Fair play denilince temiz oyun akla gelir. Oyunun temiz oynanması da genellikle sporcudan beklenir. Ve sporcuların temiz ve ahlaklı hareketleri göklere çıkarılır. Denilebilir ki ne var bunda oyuncu kurallara uyuyor, rekabet ve yarışma öncesinde, esnasında ve sonrasında hileye başvurmadan, rakibine zarar vermeden mücadelesini veriyor. Oyunun o saf, temiz ve coşkulu haline katkı sunuyor.
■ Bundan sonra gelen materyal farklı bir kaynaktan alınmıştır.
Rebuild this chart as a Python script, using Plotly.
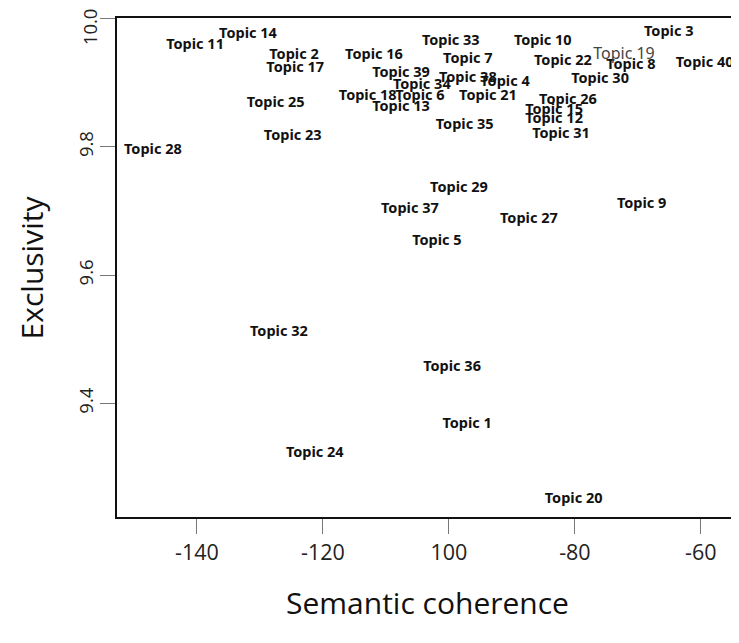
import plotly.graph_objects as go

topics = ["Topic 1", "Topic 2", "Topic 3", "Topic 4", "Topic 5", "Topic 6", "Topic 7", "Topic 8",
          "Topic 9", "Topic 10", "Topic 11", "Topic 12", "Topic 13", "Topic 14", "Topic 15", "Topic 16",
          "Topic 17", "Topic 18", "Topic 19", "Topic 20", "Topic 21", "Topic 22", "Topic 23", "Topic 24",
          "Topic 25", "Topic 26", "Topic 27", "Topic 28", "Topic 29", "Topic 30", "Topic 31", "Topic 32",
          "Topic 33", "Topic 34", "Topic 35", "Topic 36", "Topic 37", "Topic 38", "Topic 39", "Topic 40"]
semantic_coherence = [-97.1, -124.6, -65.1, -91.1, -101.9, -104.6, -97.0, -71.1,
                      -69.4, -85.1, -140.3, -83.3, -107.6, -131.9, -83.3, -111.9,
                      -124.4, -112.9, -72.2, -80.2, -93.8, -81.9, -124.8, -121.3,
                      -127.5, -81.1, -87.3, -147.0, -98.4, -76.0, -82.2, -127.0,
                      -99.7, -104.3, -97.5, -99.5, -106.2, -97.0, -107.6, -59.4]
exclusivity = [9.367, 9.943, 9.978, 9.901, 9.653, 9.879, 9.936, 9.927,
               9.710, 9.964, 9.958, 9.843, 9.862, 9.975, 9.857, 9.943,
               9.922, 9.879, 9.943, 9.251, 9.879, 9.933, 9.816, 9.322,
               9.868, 9.873, 9.687, 9.795, 9.735, 9.905, 9.820, 9.510,
               9.964, 9.896, 9.834, 9.456, 9.702, 9.907, 9.915, 9.930]
plain_label = "Topic 19"

x_tickvals = [-140, -120, -100, -80, -60]
x_ticktext = ["-140", "-120", "100", "-80", "-60"]
y_tickvals = [9.4, 9.6, 9.8, 10.0]
y_ticktext = ["9.4", "9.6", "9.8", "10.0"]

bold_x = [x for t, x in zip(topics, semantic_coherence) if t != plain_label]
bold_y = [y for t, y in zip(topics, exclusivity) if t != plain_label]
bold_t = [f"<b>{t}</b>" for t in topics if t != plain_label]
pl_x = [x for t, x in zip(topics, semantic_coherence) if t == plain_label]
pl_y = [y for t, y in zip(topics, exclusivity) if t == plain_label]
pl_t = [t for t in topics if t == plain_label]

fig = go.Figure()
fig.add_trace(go.Scatter(x=bold_x, y=bold_y, text=bold_t, mode="text",
                         textposition="middle center",
                         textfont=dict(family="Noto Sans", size=14.5, color="#111111"),
                         showlegend=False, hoverinfo="skip", cliponaxis=False))
fig.add_trace(go.Scatter(x=pl_x, y=pl_y, text=pl_t, mode="text",
                         textposition="middle center",
                         textfont=dict(family="Noto Sans", size=16, color="#444444"),
                         showlegend=False, hoverinfo="skip", cliponaxis=False))

xtickfont = dict(family="Open Sans", size=21.5, color="#222222")
ytickfont = dict(family="Open Sans", size=18.5, color="#222222")
# the top tick label is drawn as an annotation, nudged down so it stays inside the page
shown_y_ticktext = y_ticktext[:-1] + [""]
fig.update_layout(
    width=739, height=643,
    margin=dict(l=109, r=9, t=8, b=134),
    plot_bgcolor="white", paper_bgcolor="white",
    xaxis=dict(range=[-152.7, -54.1], tickvals=x_tickvals, ticktext=x_ticktext,
               showgrid=False, zeroline=False, showline=True, mirror=True,
               linecolor="#111111", linewidth=2, ticks="outside", ticklen=15,
               tickcolor="#777777", tickwidth=1.3, tickfont=xtickfont),
    yaxis=dict(range=[9.223, 10.0008], tickvals=y_tickvals, ticktext=shown_y_ticktext,
               showgrid=False, zeroline=False, showline=True, mirror=True,
               linecolor="#111111", linewidth=2, ticks="outside", ticklen=15,
               tickcolor="#777777", tickwidth=1.3, tickangle=-90, tickfont=ytickfont,
               automargin=False),
    annotations=[
        dict(text=y_ticktext[-1], xref="paper", x=-0.044, yref="y", y=y_tickvals[-1],
             xanchor="center", yanchor="middle", textangle=-90, yshift=-8,
             showarrow=False, font=ytickfont),
        dict(text="Semantic coherence", xref="paper", yref="paper", x=0.5, y=-0.172,
             xanchor="center", yanchor="middle", showarrow=False,
             font=dict(family="Open Sans", size=30, color="#111111")),
        dict(text="Exclusivity", xref="paper", x=-0.137, yref="paper", y=0.5,
             xanchor="center", yanchor="middle", textangle=-90, showarrow=False,
             font=dict(family="Open Sans", size=30, color="#111111")),
    ],
)
fig.write_html("out.html")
Ancak burada oyunun temiz oynanmasını yalnızca oyuncuya yüklemek, oyunun arka planındaki sıkıntılı ve fair olmayan aktörleri görmemek başka bir sorunu da beraberinde getiriyor.
Şike, yasa dışı bahis, çok uluslu sponsor firmaların etkisi, Uluslararası Olimpiyat Komitesi, FIBA, FIFA, Uluslararası Spor Federasyonları, ulusal federasyonlar, kulüpler, dernekler ve bu derneklerin yöneticileri spora fair olmayan o kadar fazla müdahalede bulunuyor, adaletsiz o kadar karara imza atıyorlar ki bir oyun olarak ortaya çıkan spor bu özelliğini baştan kaybediyor.
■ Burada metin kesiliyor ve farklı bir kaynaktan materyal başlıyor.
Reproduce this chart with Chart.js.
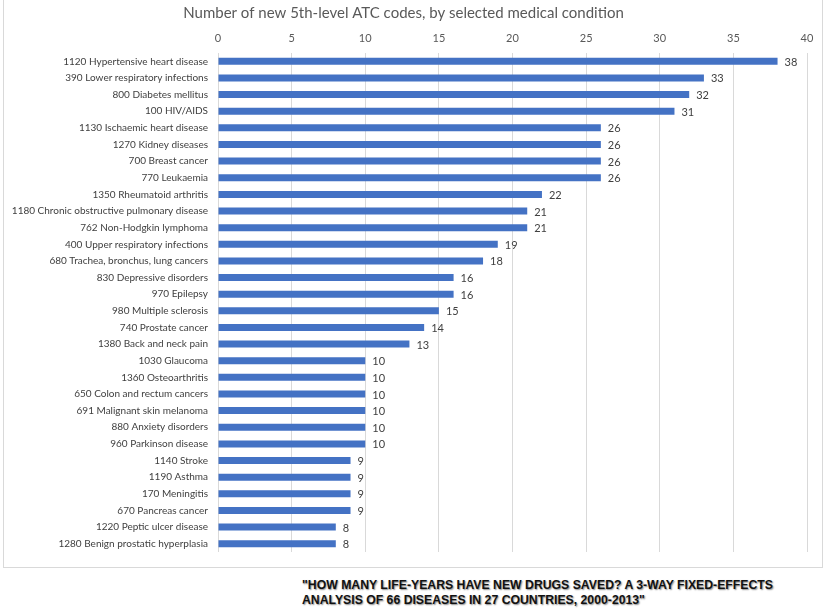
<!DOCTYPE html>
<html>
<head>
<meta charset="utf-8">
<script src="https://cdn.jsdelivr.net/npm/chart.js@4"></script>
<style>
  body { margin: 0; background: #fff; }
  #page { position: relative; width: 831px; height: 613px; overflow: hidden; }
  #frame { position: absolute; left: 3px; top: -2px; width: 818px; height: 568px; border: 1px solid #d9d9d9; }
  #cv { position: absolute; left: 0; top: 0; }
  #caption {
    position: absolute; left: 302px; top: 578px;
    font-family: "Liberation Sans", Arial, sans-serif;
    font-weight: bold; font-size: 13px; line-height: 14.5px; color: #111;
    text-shadow: 1px 1px 1.5px #888;
    white-space: nowrap;
    transform-origin: 0 0;
  }
</style>
</head>
<body>
<div id="page">
  <div id="frame"></div>
  <canvas id="cv" width="831" height="568"></canvas>
  <div id="caption">"HOW MANY LIFE-YEARS HAVE NEW DRUGS SAVED? A 3-WAY FIXED-EFFECTS<br>ANALYSIS OF 66 DISEASES IN 27 COUNTRIES, 2000-2013"</div>
</div>
<script>
var conditions = [
  '1120 Hypertensive heart disease',
  '390 Lower respiratory infections',
  '800 Diabetes mellitus',
  '100 HIV/AIDS',
  '1130 Ischaemic heart disease',
  '1270 Kidney diseases',
  '700 Breast cancer',
  '770 Leukaemia',
  '1350 Rheumatoid arthritis',
  '1180 Chronic obstructive pulmonary disease',
  '762 Non-Hodgkin lymphoma',
  '400 Upper respiratory infections',
  '680 Trachea, bronchus, lung cancers',
  '830 Depressive disorders',
  '970 Epilepsy',
  '980 Multiple sclerosis',
  '740 Prostate cancer',
  '1380 Back and neck pain',
  '1030 Glaucoma',
  '1360 Osteoarthritis',
  '650 Colon and rectum cancers',
  '691 Malignant skin melanoma',
  '880 Anxiety disorders',
  '960 Parkinson disease',
  '1140 Stroke',
  '1190 Asthma',
  '170 Meningitis',
  '670 Pancreas cancer',
  '1220 Peptic ulcer disease',
  '1280 Benign prostatic hyperplasia'
];
var newCodes = [38, 33, 32, 31, 26, 26, 26, 26, 22, 21, 21, 19, 18, 16, 16, 15, 14, 13,
                10, 10, 10, 10, 10, 10, 9, 9, 9, 9, 8, 8];
var tickMin = 0, tickMax = 40, tickStep = 5;

// squeeze the caption to the narrow width it has in the source
var cap = document.getElementById('caption');
cap.style.transform = 'scaleX(' + (471 / cap.scrollWidth) + ')';

// value labels at the end of each bar
var barValues = {
  id: 'barValues',
  afterDatasetsDraw: function(chart) {
    var ctx = chart.ctx;
    var meta = chart.getDatasetMeta(0);
    ctx.save();
    ctx.font = '11px Lato';
    ctx.fillStyle = '#404040';
    ctx.textAlign = 'left';
    ctx.textBaseline = 'middle';
    meta.data.forEach(function(bar, i) {
      ctx.fillText(String(chart.data.datasets[0].data[i]), bar.x + 7, bar.y + 1);
    });
    ctx.restore();
  }
};

var cfg = {
  type: 'bar',
  data: {
    labels: conditions,
    datasets: [{
      label: 'New 5th-level ATC codes',
      data: newCodes,
      backgroundColor: '#4472C4',
      borderWidth: 0,
      barPercentage: 0.42,
      categoryPercentage: 1
    }]
  },
  options: {
    indexAxis: 'y',
    responsive: false,
    animation: false,
    layout: { padding: { left: 0, right: 24, top: 0, bottom: 7 } },
    plugins: {
      legend: { display: false },
      tooltip: { enabled: false },
      title: {
        display: true,
        text: 'Number of new 5th-level ATC codes, by selected medical condition',
        color: '#595959',
        font: { family: 'Lato', size: 15, weight: 'normal' },
        padding: { top: 4, bottom: 4 }
      }
    },
    scales: {
      x: {
        position: 'top',
        min: tickMin,
        max: tickMax,
        ticks: { stepSize: tickStep, color: '#595959', font: { family: 'Lato', size: 11 }, padding: 8 },
        grid: { color: '#d9d9d9', drawTicks: false },
        border: { display: false },
        afterFit: function(s) { s.height = 27; }
      },
      y: {
        ticks: { color: '#404040', font: { family: 'Lato', size: 10 }, padding: 10, autoSkip: false },
        grid: { display: false, drawTicks: false },
        border: { display: false },
        afterFit: function(s) { s.width = 218; }
      }
    }
  },
  plugins: [barValues]
};

var atcChart = new Chart(document.getElementById('cv').getContext('2d'), cfg);
</script>
</body>
</html>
Bu uluslararası organizasyonların yıllarca başında kalan isimlerin sponsor firmalarla ilişkileri, spor endüstri ile girdikleri ilişkiler, oyunun temiz bir şekilde oynanmasının önüne geçiyor.
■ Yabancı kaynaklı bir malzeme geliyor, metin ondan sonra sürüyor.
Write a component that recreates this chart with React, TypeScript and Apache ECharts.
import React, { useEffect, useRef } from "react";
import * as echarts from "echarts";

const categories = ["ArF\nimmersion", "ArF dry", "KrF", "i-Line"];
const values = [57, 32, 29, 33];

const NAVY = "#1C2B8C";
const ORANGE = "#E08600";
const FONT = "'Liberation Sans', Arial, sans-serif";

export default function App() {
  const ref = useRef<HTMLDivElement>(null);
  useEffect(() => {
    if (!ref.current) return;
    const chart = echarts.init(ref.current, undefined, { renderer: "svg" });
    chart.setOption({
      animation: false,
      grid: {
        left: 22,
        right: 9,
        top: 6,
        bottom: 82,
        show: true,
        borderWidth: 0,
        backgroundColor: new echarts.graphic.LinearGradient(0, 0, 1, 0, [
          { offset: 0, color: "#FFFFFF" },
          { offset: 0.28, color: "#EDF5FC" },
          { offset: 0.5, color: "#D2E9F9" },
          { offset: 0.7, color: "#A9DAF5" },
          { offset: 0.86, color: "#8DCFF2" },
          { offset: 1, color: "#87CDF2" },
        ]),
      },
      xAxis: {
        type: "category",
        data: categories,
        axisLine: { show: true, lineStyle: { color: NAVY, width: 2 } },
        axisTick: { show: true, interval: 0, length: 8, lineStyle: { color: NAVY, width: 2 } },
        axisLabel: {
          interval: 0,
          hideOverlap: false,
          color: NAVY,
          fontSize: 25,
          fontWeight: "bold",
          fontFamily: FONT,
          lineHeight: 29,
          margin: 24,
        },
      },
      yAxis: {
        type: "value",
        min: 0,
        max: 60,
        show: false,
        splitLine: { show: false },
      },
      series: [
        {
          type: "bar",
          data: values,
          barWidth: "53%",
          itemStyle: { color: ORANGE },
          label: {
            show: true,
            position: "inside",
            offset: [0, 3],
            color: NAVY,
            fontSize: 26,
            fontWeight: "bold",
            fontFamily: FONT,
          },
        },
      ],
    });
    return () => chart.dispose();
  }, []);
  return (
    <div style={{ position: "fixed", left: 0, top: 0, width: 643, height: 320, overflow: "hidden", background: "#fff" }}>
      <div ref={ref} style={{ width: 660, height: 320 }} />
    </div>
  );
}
Uluslararası Olimpiyat Komitesi’nin 1952-1972 yılları arasında 20 yıl başkanlığını yapan Birleşik Amerikalı Avery Brundage aldığı kararlarla en fazla tartışılan isimlerin başında gelmektedir. Komite’yi kendi krallığı gibi yöneten Brundage, sponsorlarla girdiği maddi ilişkileri, ırkçı faaliyetlerde bulunan ülkelere gerekli tepkiyi vermemesi, bazı ülkeleri keyfi olarak oyunların dışında bırakması ile dikkati çekerken, 1968 Meksika Olimpiyatlarında ırkçılığı protesto eden Amerikalı atletler Tommie Smith ve John Carlos'un sporculuk hayatlarını bitirmesi gibi çok sayıda sıkıntılı karara da imza atmıştır. Bir diğer olimpiyat komitesi başkanı Samaranch da 1980-2001 yılları arasında 21 yıl tek adam olarak etik ve fair olmayan kararlara imza atmış. TV yayıncıları ve sponsorlarla girdiği etik olmayan ilişkiler nedeniyle eleştirilerin odağında yer almıştır.
Futbol’da FIFA, UEFA, diğer branşlarda da uluslararası spor federasyonları aldıkları keyfi kararlarla oyunun adil oynanmasını engelleyici, akçeli işlerle ve belli ülke takımları lehine ya da aleyhine aldıkları keyfi kararlar ile oyunun temiz oynanması önündeki en büyük engeli oluşturmuşlardır.
FIFA’nın sekizinci başkanı ve 17 yıl boyunca görevde kalan Sepp Blatter de 2022 Dünya Kupası’nın Katar’a verilmesinde rüşvet çarkında yer aldığı, finansal konularda görevini kötüye kullandığı gerekçesiyle futboldan 6 yıl 8 ay men edilmişti. Blatter'e dolandırıcılık, kötü yönetim, FIFA fonlarının zimmete geçirilmesi ve belgede sahtecilik, suçlamaları yöneltilmişti.
Oyunun karar vericilerinin adil ve temiz bir düzen kurmadıkları, ülkeler arasında eşitliğin olmadığı bir yapıda oyunun ruhunu korumak sporcunun yaptığı temiz, ahlaklı bir harekete kalıyor. Milli oyuncumuz Alpay Özalan örneğinde olduğu gibi son adam olarak golü önleme imkanı olduğu halde faul yapmayan futbolcu göklere çıkarılıp oyunun ne kadar temiz oynandığı gösterilmeye çalışılırken, organizasyonunun başındakiler her türlü kirli işlerle uğraşabiliyorlar.
Sporcuların çok azının yaptığı ve oyunun yalnızca kazanmak olmadığını tekrar hatırlatan davranışları ödüllendiren yapılar, oyunun temiz olmadığını bildikleri halde bu algıyı oluşturmaya çalışıyor. Fair play kavramına çok fazla vurgu yapılırken, sporun muktedirleri her türlü adaletsizlik ve çıkar ilişkilerinin içinde yer alabiliyor.
Gerçekten, izlediğimiz temiz bir oyun mu?